Nearly every song title on Kill the Lights' Buffalo of Love would make a great title for a short story: "Two Sinister Gentlemen," "Skinny White Girls," "You Took My Knife," "Lady Sniper," "Ceremony in the Basement." Enigmatic phrases like these usually suggest a deeper texture to an album, and Buffalo of Love is, like the image its title conjures, a wonderful beast.

Kill the Lights wear their Interpol admiration proudly, but a few seconds into "Skinny White Girls," Kill the Lights reveal their inner U2; by the opening chords of "Arctic, at Dawn," the Toronto band has settled comfortably into their own kind of darkness. One guitar plays fast high notes, the other slowly bends lower notes, and then the band releases their secret weapon: vocalist Stephanie Hanna. By the end of the song, both Hanna and vocalist Alexander Hackett's voices are echoing the polarities created by the guitars, and when they cry "I tried so hard to bring you love, to put out the fire--I couldn't take it no more," it kills more than lights.
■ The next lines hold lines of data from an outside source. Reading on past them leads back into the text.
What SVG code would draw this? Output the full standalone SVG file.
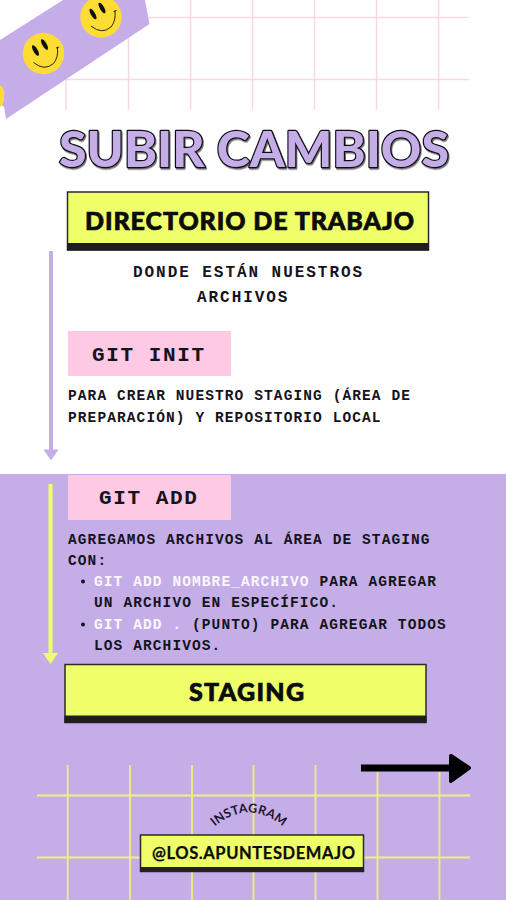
<svg xmlns="http://www.w3.org/2000/svg" width="506" height="900" viewBox="0 0 506 900">
<style>
.pg{stroke:#fbd5e8;stroke-width:1.5;fill:none}
.yg{stroke:#f2ef7c;stroke-width:1.8;fill:none}
.hd{font-family:Lato,"Liberation Sans",sans-serif;font-weight:900;fill:#0c0c0c;stroke:#0c0c0c;stroke-width:0.7px}
.mono{font-family:"Liberation Mono","DejaVu Sans Mono",monospace;font-size:14.5px;letter-spacing:1.1px;fill:#15131c;font-weight:700}
.mid{font-size:16px;letter-spacing:1.95px}
.cmd{font-family:"Liberation Mono","DejaVu Sans Mono",monospace;font-size:21px;letter-spacing:1.6px;fill:#15131c;font-weight:700}
.w{fill:#fbf7ff}
.yb{fill:#eeff6a;stroke:#2a2a2a;stroke-width:1.5}
</style>
<defs>
<filter id="sh" x="-5%" y="-10%" width="110%" height="125%"><feDropShadow dx="1" dy="1.5" stdDeviation="0.6" flood-color="#000" flood-opacity="0.55"/></filter>
<g id="smiley">
<circle r="20.7" fill="#fddc33"/>
<ellipse cx="-8" cy="-3" rx="2.200" ry="6" transform="rotate(-30 -8 -3)" fill="#111"/>
<ellipse cx="1" cy="-9" rx="2.200" ry="6" transform="rotate(-30 1 -9)" fill="#111"/>
<path d="M-10 9Q1 18 10 10Q15 4 14 -6M12.500 -5.500L15.500 -6.500" fill="none" stroke="#111" stroke-width="0.9"/>
</g>
</defs>
<rect id="background" width="506" height="900" fill="#fff"/>
<rect id="band" y="474" width="506" height="426" fill="#c5aee8"/>
<g id="pink-grid" class="pg">
<path d="M66 0V110M128.500 0V110M190.500 0V110M252.500 0V110M314.500 0V110M376.500 0V110M438.500 0V110M37 17.500H469M37 79.500H469"/>
</g>
<g id="tape">
<path d="M0 40L63 0H145L149.500 24L6 119L4 107L0 104Z" fill="#c5aee8"/>
<use href="#smiley" x="101" y="17"/>
<use href="#smiley" x="43.500" y="53.500"/>
<path d="M0 85A12 12 0 0 1 4 97A12 12 0 0 1 0 107Z" fill="#fddc33"/>
</g>
<g id="title">
<text x="59" y="166.500" textLength="390" lengthAdjust="spacing" filter="url(#sh)" font-family="Lato,'Liberation Sans',sans-serif" font-weight="900" font-size="50" fill="#c5aee8" stroke="#0d0d14" stroke-width="2.400" stroke-linejoin="round" paint-order="stroke">SUBIR CAMBIOS</text>
</g>
<g id="connectors">
<path d="M51 251V450" stroke="#c5aee8" stroke-width="4" fill="none"/>
<path d="M43.500 449.500H58.500L51 460.500Z" fill="#c5aee8"/>
<path d="M50.500 484V655" stroke="#eeff6a" stroke-width="4" fill="none"/>
<path d="M43 653H58L50.500 664Z" fill="#eeff6a"/>
<path d="M361 768H452" stroke="#000" stroke-width="7" fill="none"/>
<path d="M451 756L469 768L451 781Z" fill="#000" stroke="#000" stroke-width="4" stroke-linejoin="round"/>
</g>
<g id="directorio">
<rect class="yb" x="67.500" y="192" width="361" height="58"/>
<rect x="67" y="243" width="362" height="7.500" fill="#1e1e1e"/>
<text class="hd" x="85" y="229.500" font-size="25" textLength="329" lengthAdjust="spacing">DIRECTORIO DE TRABAJO</text>
</g>
<g id="directorio-text">
<text class="mono mid" x="133" y="277">DONDE ESTÁN NUESTROS</text>
<text class="mono mid" x="197" y="302">ARCHIVOS</text>
</g>
<g id="git-init">
<rect x="68" y="331" width="163" height="45" fill="#fdc9e3"/>
<text class="cmd" x="92" y="361">GIT INIT</text>
</g>
<g id="git-init-text">
<text class="mono" x="68" y="400">PARA CREAR NUESTRO STAGING (ÁREA DE</text>
<text class="mono" x="68" y="421.500">PREPARACIÓN) Y REPOSITORIO LOCAL</text>
</g>
<g id="git-add">
<rect x="68" y="475" width="163" height="45" fill="#fdc9e3"/>
<text class="cmd" x="99" y="504">GIT ADD</text>
</g>
<g id="git-add-text">
<text class="mono" x="68" y="544">AGREGAMOS ARCHIVOS AL ÁREA DE STAGING</text>
<text class="mono" x="68" y="565">CON:</text>
<circle cx="83" cy="581.500" r="2" fill="#15131c"/>
<text class="mono" x="94" y="586"><tspan class="w">GIT ADD NOMBRE_ARCHIVO</tspan> PARA AGREGAR</text>
<text class="mono" x="94" y="607">UN ARCHIVO EN ESPECÍFICO.</text>
<circle cx="83" cy="624.500" r="2" fill="#15131c"/>
<text class="mono" x="94" y="629"><tspan class="w">GIT ADD .</tspan> (PUNTO) PARA AGREGAR TODOS</text>
<text class="mono" x="94" y="650">LOS ARCHIVOS.</text>
</g>
<g id="staging">
<rect class="yb" x="65" y="664.500" width="361" height="58"/>
<rect x="64.500" y="715.500" width="362" height="7.500" fill="#1e1e1e"/>
<text class="hd" x="189" y="701" font-size="25" textLength="115" lengthAdjust="spacing">STAGING</text>
</g>
<g id="yellow-grid" class="yg">
<path d="M67.700 765V900M130 765V900M192 765V900M253.500 765V900M315.500 765V900M377.500 772V900M439.500 772V900M37 795.500H470M37 857.500H470"/>
</g>
<g id="instagram">
<path id="arc" d="M212 829Q248 796 286 829" fill="none"/>
<text font-family="Lato,'Liberation Sans',sans-serif" font-size="12.500" font-weight="700" fill="#1a1530" letter-spacing="0.3"><textPath href="#arc" startOffset="50%" text-anchor="middle">INSTAGRAM</textPath></text>
</g>
<g id="handle">
<rect class="yb" x="140.500" y="835" width="223" height="36.500"/>
<rect x="140" y="867" width="224" height="5" fill="#232323"/>
<text x="152" y="859" font-family="Lato,'Liberation Sans',sans-serif" font-weight="700" font-size="16.500" fill="#0c0c0c" stroke="#0c0c0c" stroke-width="0.25" textLength="203" lengthAdjust="spacing">@LOS.APUNTESDEMAJO</text>
</g>
</svg>
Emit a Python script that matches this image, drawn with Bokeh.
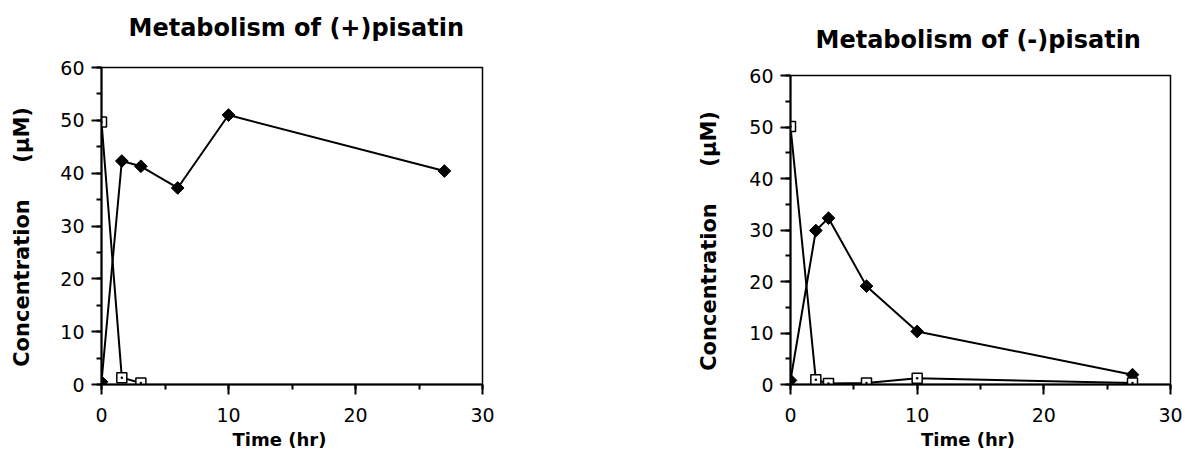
import math
from bokeh.plotting import figure
from bokeh.layouts import row, column
from bokeh.models import SingleIntervalTicker, Range1d, Spacer, Title
from bokeh.embed import file_html
from bokeh.resources import INLINE

# ---- data ----
titles = ["Metabolism of (+)pisatin", "Metabolism of (-)pisatin"]
x_label = "Time (hr)\u00a0\u00a0\u00a0\u00a0"
y_label = "Concentration\u00a0\u00a0\u00a0\u00a0\u00a0(\u00b5M)\u00a0\u00a0\u00a0"

# (+)pisatin panel
plus_prod_t = [0, 1.6, 3.1, 6.0, 10, 27]
plus_prod_c = [0.5, 42.3, 41.3, 37.2, 51.0, 40.4]
plus_sub_t = [0, 1.6, 3.1]
plus_sub_c = [49.7, 1.3, 0.3]

# (-)pisatin panel
minus_prod_t = [0, 2, 3, 6, 10, 27]
minus_prod_c = [0.8, 29.9, 32.3, 19.1, 10.3, 1.9]
minus_sub_t = [0, 2, 3, 6, 10, 27]
minus_sub_c = [50.1, 0.9, 0.2, 0.3, 1.2, 0.3]

FONT = "DejaVu Sans"


def make(title, pt, pc, st, sc, width, height, bl, br, bt, bb, toff, tstand, gap, ystand):
    p = figure(width=width, height=height, output_backend="svg", toolbar_location=None,
               x_range=Range1d(0, 30), y_range=Range1d(0, 60),
               min_border_left=bl, min_border_right=br, min_border_top=bt, min_border_bottom=bb)
    p.background_fill_color = "white"
    p.border_fill_color = "white"
    p.xgrid.visible = False
    p.ygrid.visible = False
    p.outline_line_color = "black"
    p.outline_line_width = 1.5

    # blank spacer between frame and title (lifts the title higher)
    p.add_layout(Title(text="\u00a0", text_font_size="1px", standoff=gap), "above")

    p.title.text = title
    p.title.align = "left"
    p.title.offset = toff
    p.title.standoff = tstand
    p.title.text_font = FONT
    p.title.text_font_size = "24px"
    p.title.text_font_style = "bold"
    p.title.text_color = "black"

    p.xaxis.ticker = SingleIntervalTicker(interval=10, num_minor_ticks=2)
    p.yaxis.ticker = SingleIntervalTicker(interval=10, num_minor_ticks=2)
    for ax in (p.xaxis, p.yaxis):
        ax.axis_line_width = 2
        ax.axis_line_color = "black"
        ax.major_tick_out = 10
        ax.major_tick_in = 0
        ax.minor_tick_out = 5
        ax.minor_tick_in = 0
        ax.major_tick_line_width = 2
        ax.minor_tick_line_width = 2
        ax.major_tick_line_color = "black"
        ax.minor_tick_line_color = "black"
        ax.major_label_text_font = FONT
        ax.major_label_text_font_size = "19px"
        ax.major_label_text_color = "black"
        ax.axis_label_text_font = FONT
        ax.axis_label_text_font_style = "bold"
        ax.axis_label_text_color = "black"
    p.xaxis.axis_label = x_label
    p.xaxis.axis_label_text_font_size = "18px"
    p.xaxis.major_label_standoff = 13
    p.xaxis.axis_label_standoff = 4
    p.yaxis.axis_label = y_label
    p.yaxis.axis_label_text_font_size = "21px"
    p.yaxis.major_label_standoff = 7
    p.yaxis.axis_label_standoff = ystand

    p.line(pt, pc, line_color="black", line_width=2)
    p.line(st, sc, line_color="black", line_width=2)
    p.scatter(pt, pc, marker="square", angle=math.pi / 4, size=9,
              fill_color="black", line_color="black", line_width=1)
    p.scatter(st, sc, marker="square_dot", size=10,
              fill_color="white", line_color="black", line_width=1.5)
    return p


# left: frame 101..482 x 67..386 ; right: frame 790..1170 x 75..389
p1 = make(titles[0], plus_prod_t, plus_prod_c, plus_sub_t, plus_sub_c,
          width=599, height=452, bl=101, br=117, bt=67, bb=66,
          toff=27, tstand=20, gap=13, ystand=23)
p2 = make(titles[1], minus_prod_t, minus_prod_c, minus_sub_t, minus_sub_c,
          width=584, height=444, bl=191, br=13, bt=67, bb=63,
          toff=25, tstand=20, gap=9, ystand=25)

layout = row(p1, column(Spacer(width=584, height=8), p2))
open("out.html", "w").write(file_html(layout, INLINE))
From there on out, it only gets thicker: "Lady Sniper" handclaps around Susan Sontag's observation in On Photography that "the modern camera is trying to be a ray gun," and "You Took My Knife" makes clear that fine line between dancey New Order basslines and disco. Kill the Lights tell dark stories through guitar arpeggios, thick bass lines and the perfect blend of male/female vocals, creating a kind of animal that is hopefully a long way from becoming extinct.